We believe to be at peace is for everything to just be “okay.” We see “peaceful people” as boring. We fail to distinguish that peace is not just feeling alright. Peace is not an emotion, it is a state of being.
There are many emotional states we can experience, but there are only two states of being, and they are “awareness” or “unawareness.” Peace is, of course, awareness. It is presence. It is full consciousness. What we wrongly confuse for being a supplement for our emotional lives is actually just a state of thinking and perceiving that facilitates them in a healthy way.
When we imagine peaceful, mature, self-aware people, we can recognize that they aren’t reactive, they aren’t overzealous in their confidence, and they don’t sway too far from their emotional center (they don’t become overwhelmed with joy or pain). We reject these things because until we find what they have, we need them. We need that cocky confidence to supplement for our lack of validation. We need the promise of joy to justify pain.
In reality, to have “inner peace” is not to be without joy or confidence or validation, but rather, to have it so intrinsically that we’re no longer seeking it in unhealthy or external ways. We are no longer suffering at the whim of our emotions, we are simply living through them, and being guided by them before they go into panic mode or we act out because they’ve been repressed.

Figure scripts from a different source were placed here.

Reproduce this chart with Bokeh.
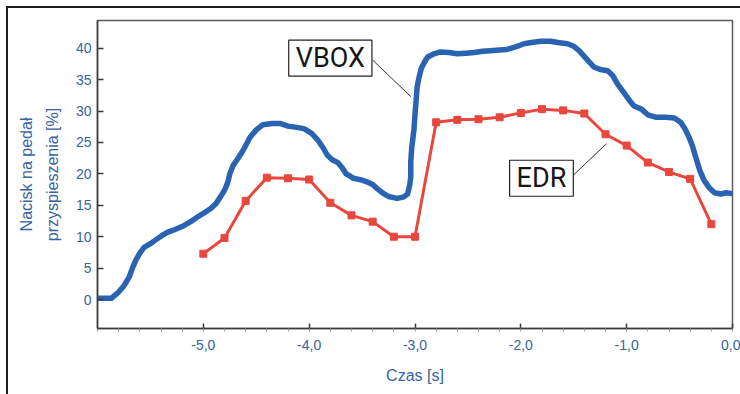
from bokeh.plotting import figure
from bokeh.models import Range1d, FixedTicker, CustomJSTickFormatter, Label
from bokeh.embed import file_html
from bokeh.resources import INLINE

# VBOX measured series (time [s], pedal [%])
vbox_t = [-6.00, -5.87, -5.80, -5.75, -5.70, -5.67, -5.64, -5.60, -5.56, -5.50, -5.45, -5.39,
          -5.34, -5.29, -5.18, -5.12, -5.06, -5.00, -4.93, -4.88, -4.84, -4.80, -4.77, -4.75,
          -4.72, -4.68, -4.64, -4.60, -4.56, -4.50, -4.44, -4.35, -4.27, -4.20, -4.12, -4.05,
          -3.98, -3.92, -3.87, -3.83, -3.78, -3.73, -3.69, -3.65, -3.58, -3.50, -3.45, -3.40,
          -3.36, -3.30, -3.25, -3.17, -3.11, -3.07, -3.05, -3.04, -3.04, -3.03, -3.01, -3.00,
          -2.99, -2.98, -2.96, -2.94, -2.91, -2.88, -2.82, -2.76, -2.68, -2.60, -2.52, -2.44,
          -2.36, -2.29, -2.20, -2.13, -2.05, -1.97, -1.90, -1.81, -1.72, -1.65, -1.56, -1.50,
          -1.45, -1.38, -1.31, -1.25, -1.18, -1.13, -1.09, -1.03, -0.97, -0.93, -0.86, -0.80,
          -0.72, -0.63, -0.55, -0.49, -0.45, -0.41, -0.38, -0.35, -0.31, -0.27, -0.22, -0.17,
          -0.11, -0.06, -0.02]
vbox_v = [0.2, 0.2, 1.2, 2.2, 3.6, 5.0, 6.2, 7.4, 8.3, 8.9, 9.5, 10.2,
          10.7, 11.0, 11.8, 12.4, 13.1, 13.7, 14.5, 15.3, 16.3, 17.4, 18.6, 20.0,
          21.3, 22.3, 23.3, 24.5, 25.8, 27.0, 27.8, 28.0, 28.0, 27.6, 27.4, 27.2,
          26.5, 25.4, 24.2, 23.0, 22.2, 21.8, 21.0, 20.0, 19.3, 19.0, 18.7, 18.3,
          17.7, 16.9, 16.4, 16.1, 16.3, 16.8, 18.2, 19.5, 22.0, 24.3, 27.0, 29.5,
          31.5, 33.8, 35.5, 36.8, 37.8, 38.6, 39.1, 39.4, 39.3, 39.1, 39.2, 39.3,
          39.5, 39.6, 39.7, 39.8, 40.2, 40.7, 40.9, 41.1, 41.1, 40.9, 40.7, 40.3,
          39.6, 38.3, 37.0, 36.6, 36.4, 35.6, 34.4, 33.0, 31.6, 30.8, 30.3, 29.4,
          29.0, 29.0, 28.9, 28.2, 27.2, 25.8, 24.5, 22.8, 20.6, 19.0, 17.8, 17.0,
          16.8, 17.0, 16.9]

# EDR recorded series
edr_t = [-5.0, -4.8, -4.6, -4.4, -4.2, -4.0, -3.8, -3.6, -3.4, -3.2, -3.0, -2.8, -2.6,
         -2.4, -2.2, -2.0, -1.8, -1.6, -1.4, -1.2, -1.0, -0.8, -0.6, -0.4, -0.2]
edr_v = [7.3, 9.8, 15.7, 19.4, 19.3, 19.1, 15.4, 13.4, 12.4, 10.0, 10.0, 28.2, 28.6,
         28.7, 29.0, 29.7, 30.3, 30.1, 29.6, 26.3, 24.5, 21.8, 20.3, 19.2, 12.0]

x_major = [-5.0, -4.0, -3.0, -2.0, -1.0, 0.0]
x_minor = [round(-6.0 + 0.2 * i, 1) for i in range(31)]
y_major = [0, 5, 10, 15, 20, 25, 30, 35, 40]

x_label = "Czas [s]"
y_label = "Nacisk na pedał\nprzyspieszenia [%]"

LABEL_COLOR = "#35649e"
AXIS_COLOR = "#3c3c3c"
FONT = "Liberation Sans"

p = figure(frame_width=635, frame_height=308,
           min_border_left=89, min_border_top=12, min_border_right=8, min_border_bottom=66,
           x_range=Range1d(-6.0, 0.0), y_range=Range1d(-4.6, 44.4),
           output_backend="svg", toolbar_location=None, tools="")
p.styles = {"margin-left": "6px", "margin-top": "6px",
            "border-top": "2px solid #1e1e1e", "border-left": "2px solid #1e1e1e"}

p.background_fill_color = "white"
p.border_fill_color = "white"
p.outline_line_color = "#5a5a5a"
p.outline_line_width = 1.5
p.xgrid.visible = False
p.ygrid.visible = False

# axes
xa = p.xaxis[0]
xa.ticker = FixedTicker(ticks=x_major, minor_ticks=x_minor)
xa.formatter = CustomJSTickFormatter(code="return tick.toFixed(1).replace('.', ',');")
xa.major_tick_in = 5
xa.major_tick_out = 0
xa.minor_tick_in = 0
xa.minor_tick_out = 3
xa.minor_tick_line_color = "#9a9a9a"
xa.major_label_standoff = 8
xa.axis_label = x_label
xa.axis_label_standoff = 14

ya = p.yaxis[0]
ya.ticker = FixedTicker(ticks=y_major, minor_ticks=[])
ya.major_tick_in = 6
ya.major_tick_out = 0
ya.major_label_standoff = 6
ya.axis_label = y_label
ya.axis_label_standoff = 12
ya.axis_label_text_line_height = 1.55

for ax in (xa, ya):
    ax.axis_line_color = AXIS_COLOR
    ax.axis_line_width = 1.5
    ax.major_tick_line_color = AXIS_COLOR
    ax.major_tick_line_width = 1.5
    ax.major_label_text_font = FONT
    ax.major_label_text_font_size = "14px"
    ax.major_label_text_color = LABEL_COLOR
    ax.axis_label_text_font = FONT
    ax.axis_label_text_font_size = "16px"
    ax.axis_label_text_font_style = "normal"
    ax.axis_label_text_color = LABEL_COLOR

# data
p.line(vbox_t, vbox_v, line_color="#2a63b2", line_width=5.5, line_join="round", line_cap="round")
p.line(edr_t, edr_v, line_color="#e8473d", line_width=3)
p.scatter(edr_t, edr_v, marker="square", size=7, fill_color="#e8473d", line_color="#e8473d")

# callout boxes and leader lines
p.segment(x0=[-3.40, -1.51], y0=[38.1, 19.7], x1=[-3.04, -1.19], y1=[32.3, 24.8],
          line_color="#333333", line_width=1)
for txt, lx, ly in (("VBOX", -3.80, 38.4), ("EDR", -1.805, 19.3)):
    p.add_layout(Label(x=lx, y=ly, text=txt, text_align="center", text_baseline="middle",
                       text_font="Roboto", text_font_size="27px",
                       text_color="#161616", background_fill_color="white",
                       border_line_color="#222222", border_line_width=1.2,
                       padding=dict(left=7, right=7, top=2, bottom=2)))

open("out.html", "w").write(file_html(p, INLINE))
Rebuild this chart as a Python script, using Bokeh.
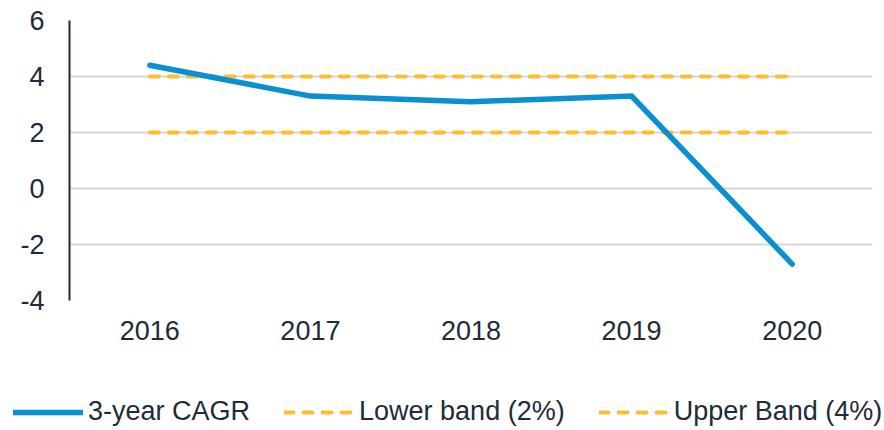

While peace is not necessarily synonymous with just “okayness,” it is certainly synonymous with “love.” Understanding this is crucial. To commit to loving ourselves is to promise to show up for ourselves. It is to promise not to reject, deny, avoid or suppress aspects of who we are. In doing this, we treat ourselves with unconditional acceptance, and we find peace. In doing this we are embodying the highest form of self-love. In doing this we are creating a state of being that is not resistant, fearful or needy.
The point, of course, is that to fully experience all of the emotions you claim to reject inner peace in favor of, you must have inner peace first. The ironic part is that once you have that inner peace, you desire goodness in your life, but you don’t want it or need it. (To want is to inherently feel as though you are ‘without.’ To need is to feel as though you cannot give it to yourself.)
Not your happiness, nor your personality, nor your fun and informative and crucial emotions are replaced by inner peace. Inner peace facilitates them.
You will still feel pain when you feel loss, but you will no longer suffer over it because you will be present for it, and it will pass. You will still feel joy when something wonderful happens, but you won’t lose it the moment another worrying thought pops into your mind. You will still dislike what you dislike, take issue with what you disagree with, yet they will not control nor will they consume you. You’ll be able to stand up for yourself with ease, or speak about your opinions in effective ways.
Inner peace is not boring because it does not remove or replace or shift or change your personality. It just allows you to accept it.